Unmasking a North Korean Hacker's Job Hunt
Every day, our dedicated security and IT teams successfully repel a wide range of attacks from various bad actors. From our years of experience, we know how vast the attack vectors of any major company are. And as we’re disclosing today, they can include unexpected areas, such as the company’s recruitment process.
Last week, our teams recently identified a North Korean hacker’s attempts to infiltrate our ranks by applying for a job at Kraken. What started as a routine hiring process for an engineering role quickly turned into an intelligence gathering operation, as our teams carefully advanced the candidate through our hiring process to learn more about their tactics at every stage of the process.
This is an established challenge for the crypto community, with estimates indicating that North Korean hackers stole over $650 million from crypto firms in 2024 alone. We’re disclosing these events today as part of our ongoing transparency efforts and to help companies, both in crypto and beyond, to strengthen their defenses.
From the outset, something felt off about this candidate. During their initial call with our recruiter, they joined under a different name from the one on their resume, and quickly changed it. Even more suspicious, the candidate occasionally switched between voices, indicating that they were being coached through the interview in real time.
Before this interview, industry partners had tipped us off that North Korean hackers were actively applying for jobs at crypto companies. We received a list of email addresses linked to the hacker group, and one of them matched the email the candidate used to apply to Kraken. With this intelligence in hand, our Red Team launched an investigation using Open-Source Intelligence gathering (OSINT) methods.

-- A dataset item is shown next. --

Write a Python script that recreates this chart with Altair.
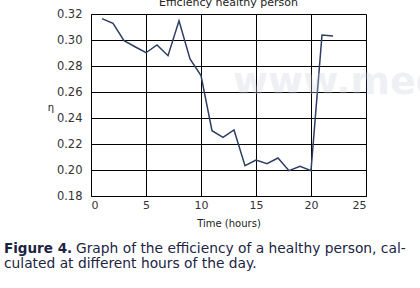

Several of the names had previously been hired by multiple companies, as our team identified work-related email addresses linked to them. One identity in this network was also a known foreign agent on the sanctions list.
As our team dug deeper into the candidate’s history and credentials, technical inconsistencies emerged. This evidence was clear, and our team was confident that this wasn’t just a suspicious job applicant, but a state-sponsored infiltration attempt.

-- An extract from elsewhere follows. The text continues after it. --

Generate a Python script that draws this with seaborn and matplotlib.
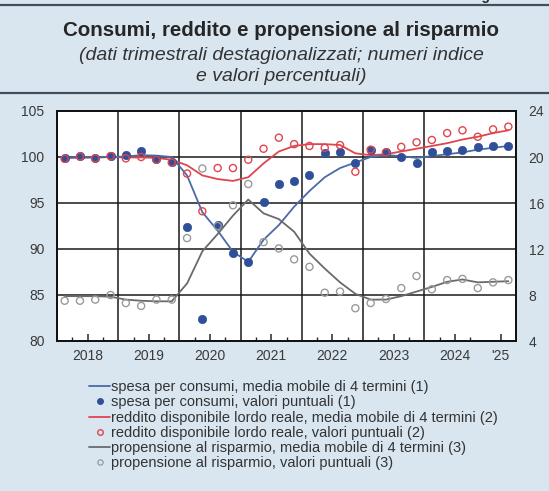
import numpy as np
import pandas as pd
import matplotlib
matplotlib.use("Agg")
import matplotlib.pyplot as plt
from matplotlib.lines import Line2D
import seaborn as sns

# ---- dati ----
trimestri = [f"{a}T{q}" for a in range(2018, 2026) for q in range(1, 5)][:30]

# spesa per consumi (numeri indice)
spesa = [99.85, 100.15, 99.9, 100.15, 100.2, 100.7, 99.8, 99.5,
         92.4, 82.4, 92.6, 89.6, 88.6, 95.1, 97.1, 97.4, 98.0, 100.4,
         100.5, 99.4, 100.8, 100.5, 99.95, 99.35, 100.5, 100.65, 100.75,
         101.05, 101.2, 101.2]
spesa_mm = [99.9, 99.95, 99.95, 100.0, 100.05, 100.2, 100.15, 100.0,
            98.0, 94.0, 92.0, 89.7, 88.6, 91.0, 92.6, 94.6, 96.3, 97.8,
            98.8, 99.4, 100.0, 100.2, 100.1, 99.9, 100.1, 100.3, 100.5,
            100.8, 101.0, 101.2]

# reddito disponibile lordo reale (numeri indice)
reddito = [99.8, 100.05, 99.85, 100.1, 99.85, 100.0, 99.7, 99.4,
           98.2, 94.1, 98.8, 98.8, 99.7, 100.9, 102.1, 101.4, 101.2, 101.0,
           101.3, 98.4, 100.8, 100.5, 101.1, 101.6, 101.85, 102.6, 102.9,
           102.2, 103.0, 103.3]
reddito_mm = [99.9, 99.95, 99.95, 100.0, 99.95, 99.95, 99.9, 99.7,
              99.1, 98.0, 97.6, 97.4, 97.8, 99.3, 100.6, 101.2, 101.4,
              101.4, 101.3, 100.4, 100.2, 100.3, 100.6, 100.9, 101.2, 101.5,
              101.9, 102.2, 102.6, 102.9]

# propensione al risparmio (valori percentuali)
risparmio = [7.5, 7.5, 7.6, 8.0, 7.3, 7.05, 7.6, 7.6,
             12.95, 19.0, 14.0, 15.8, 17.65, 12.6, 12.05, 11.1, 10.45, 8.2,
             8.3, 6.85, 7.3, 7.65, 8.6, 9.65, 8.5, 9.3, 9.4, 8.6, 9.1, 9.3]
risparmio_mm = [7.9, 7.9, 7.9, 7.85, 7.6, 7.5, 7.45, 7.45,
                9.0, 11.8, 13.3, 14.9, 16.3, 15.1, 14.6, 13.5, 11.6, 10.3,
                9.1, 8.1, 7.6, 7.6, 7.9, 8.3, 8.7, 9.15, 9.35, 9.1, 9.15, 9.2]

anni_lab = ['2018', '2019', '2020', '2021', '2022', '2023', '2024', "'25"]

df = pd.DataFrame({'trimestre': trimestri,
                   'spesa': spesa, 'spesa_mm': spesa_mm,
                   'reddito': reddito, 'reddito_mm': reddito_mm,
                   'risparmio': risparmio, 'risparmio_mm': risparmio_mm})
df['x'] = df['trimestre'].str[:4].astype(int) + (df['trimestre'].str[-1].astype(int) - 0.5) / 4

# ---- stile ----
sns.set_style("white")
plt.rcParams['font.family'] = ['Liberation Sans', 'DejaVu Sans']

BG = '#d9e6f0'
BLU = '#2f4f99'
BLU_L = '#4a6aa8'
ROSSO = '#e0454d'
GRIGIO = '#6a6a6a'
GRIGIO_P = '#9a9a9a'
TXT = '#3a3a3a'

fig = plt.figure(figsize=(5.49, 4.91), dpi=100, facecolor=BG)
ax = fig.add_axes([57 / 549, 1 - 341 / 491, 459 / 549, 230 / 491])
ax.set_facecolor('white')

# griglia
for g in [85, 90, 95, 100]:
    ax.axhline(g, color='#1a1a1a', lw=1.1, zorder=1)
for a in range(2019, 2025):
    ax.axvline(a, color='#1a1a1a', lw=1.1, zorder=1)

sns.lineplot(data=df, x='x', y='reddito_mm', ax=ax, color=ROSSO, lw=1.3, zorder=3)
sns.lineplot(data=df, x='x', y='spesa_mm', ax=ax, color=BLU_L, lw=1.3, zorder=3)
sns.scatterplot(data=df, x='x', y='spesa', ax=ax, color=BLU, s=36,
                edgecolor=BLU, linewidth=0.5, zorder=4)
sns.scatterplot(data=df, x='x', y='reddito', ax=ax, facecolor='none',
                edgecolor=ROSSO, s=26, linewidth=1.0, zorder=5)

ax.set_xlim(2018, 2025.5)
ax.set_ylim(80, 105)
ax.set_yticks([80, 85, 90, 95, 100, 105])
ax.set_xlabel('')
ax.set_ylabel('')

ax.set_xticks([2018.5 + i for i in range(7)] + [2025.25])
ax.set_xticklabels(anni_lab)
ax.set_xticks([a + f for a in range(2018, 2025) for f in (0.25, 0.75)], minor=True)
ax.tick_params(axis='x', which='major', direction='in', length=5, width=1.1,
               labelsize=10, labelcolor=TXT, pad=6, bottom=True)
ax.tick_params(axis='x', which='minor', direction='in', length=3, width=1.0, bottom=True)
ax.tick_params(axis='y', length=0, labelsize=10, labelcolor=TXT, pad=9)

ax2 = ax.twinx()
sns.lineplot(data=df, x='x', y='risparmio_mm', ax=ax2, color=GRIGIO, lw=1.3, zorder=3)
sns.scatterplot(data=df, x='x', y='risparmio', ax=ax2, facecolor='none',
                edgecolor=GRIGIO_P, s=26, linewidth=1.0, zorder=4)
ax2.set_ylim(4, 24)
ax2.set_yticks([4, 8, 12, 16, 20, 24])
ax2.set_ylabel('')
ax2.tick_params(axis='y', length=0, labelsize=10, labelcolor=TXT, pad=9)

for a_ in (ax, ax2):
    for s in a_.spines.values():
        s.set_color('#111111')
        s.set_linewidth(1.3)

# ---- titolo ----
fig.text(0.512, 1 - 30 / 491, 'Consumi, reddito e propensione al risparmio',
         ha='center', va='center', fontsize=14.8, weight='bold', color='#262626')
fig.text(0.512, 1 - 55 / 491, '(dati trimestrali destagionalizzati; numeri indice',
         ha='center', va='center', fontsize=14, style='italic', color='#333333')
fig.text(0.512, 1 - 77 / 491, 'e valori percentuali)',
         ha='center', va='center', fontsize=14, style='italic', color='#333333')
fig.text(0.855, 1 - 3 / 491, 'Figura 4.1', ha='left', va='bottom',
         fontsize=10, weight='bold', color='#262626')
for yy in (5, 93):
    fig.add_artist(Line2D([0, 1], [1 - yy / 491] * 2, transform=fig.transFigure,
                          color='#3f4f5e', lw=1.6))

# ---- legenda ----
handles = [
    Line2D([], [], color=BLU_L, lw=1.3),
    Line2D([], [], color=BLU, marker='o', ls='none', markersize=4),
    Line2D([], [], color=ROSSO, lw=1.3),
    Line2D([], [], color=ROSSO, marker='o', ls='none', markersize=4,
           markerfacecolor='none', markeredgewidth=1.0),
    Line2D([], [], color=GRIGIO, lw=1.3),
    Line2D([], [], color=GRIGIO_P, marker='o', ls='none', markersize=3.8,
           markerfacecolor='none', markeredgewidth=0.9),
]
labels = [
    'spesa per consumi, media mobile di 4 termini (1)',
    'spesa per consumi, valori puntuali (1)',
    'reddito disponibile lordo reale, media mobile di 4 termini (2)',
    'reddito disponibile lordo reale, valori puntuali (2)',
    'propensione al risparmio, media mobile di 4 termini (3)',
    'propensione al risparmio, valori puntuali (3)',
]
fig.legend(handles, labels, loc='upper left', bbox_to_anchor=(82 / 549, 1 - 373 / 491),
           frameon=False, fontsize=10.5, handlelength=1.45, handletextpad=0.05,
           labelspacing=0.08, borderpad=0, labelcolor='#333333')

fig.savefig('out.png', dpi=100, facecolor=BG)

Instead of tipping off the applicant, our security and recruitment teams strategically advanced them through our rigorous recruitment process – not to hire, but to study their approach. This meant putting them through multiple rounds of technical infosec tests and verification tasks, designed to extract key details about their identity and tactics.
The final round interview? A casual chemistry interview with Kraken’s Chief Security Officer (CSO) Nick Percoco and several other team members. What the candidate didn’t realize was that this was a trap – a subtle but deliberate test of their identity.
"Don’t trust, verify. This core crypto principle is more relevant than ever in the digital age. State-sponsored attacks aren’t just a crypto, or U.S. corporate, issue – they’re a global threat. Any individual or business handling value is a target, and resilience starts with operationally preparing to withstand these types of attacks.”